I've come across the writings of T. Austin-Sparks. Here's an excerpt that may seem very simple, but I think it has a lot of power for overcoming the assault of the enemy on our minds. If you're anything like me, you find that assault can be ferocious. This is from The Cup and the Fire. It looks like most of TAS's writings are online at austin-sparks.net.

Also, if anyone likes the email list/online group format, I've started one for encouragement in the Christian walk. URL below.

bb,
p.


Now, this law of the Spirit is the principle of the walk of the Christian. The walk of the Christian is supposed to be a walk in sanctification; there must be a sanctified walk. That is what it means to walk in the Spirit. The definite statement is: "Walk in the Spirit, and ye shall not fulfil the lust of the flesh" (Galatians 5:16). Are you struggling, striving, fighting, not to fulfil the flesh? That is negative; you will get nowhere along that line. The way not to is to do something positive. The positive is the answer to the negative. "Walk by the Spirit, and ye shall not...". It is a great principle of deliverance. God's way is always a positive way. We are occupied so much with the negative, striving and wrestling not to do this, to stop this and that. And we do not find that we get very far in that, do we? The provision of the Lord is: "Walk by the Spirit, and ye shall not...".

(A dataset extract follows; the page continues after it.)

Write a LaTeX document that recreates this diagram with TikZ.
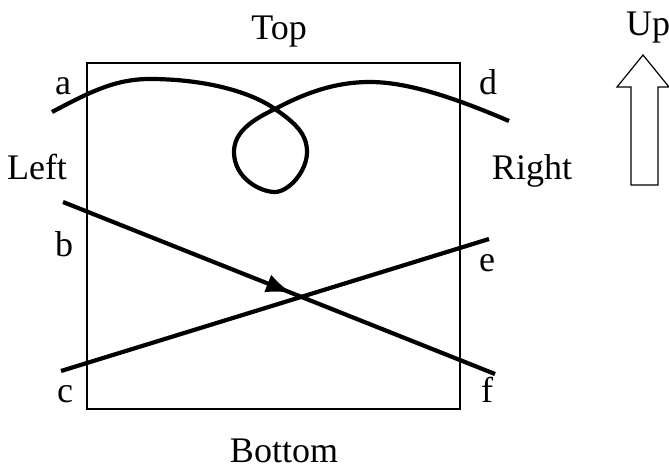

What does it mean to walk in the Spirit? Well, it means to consort with the Spirit. You say, what does that mean? It is best understood by recognizing what we do. We, by nature, consort with the flesh: we are all the time consorting with ourselves - our poor miserable selves; occupied with ourselves, talking about ourselves, praying about ourselves; keeping ourselves, our miserable selves always in front of us. When we are so continually occupied with what we are in ourselves, that is consorting with ourselves, is it not? How far do we get that way? Nowhere at all! We make no progress at all by consorting with ourselves.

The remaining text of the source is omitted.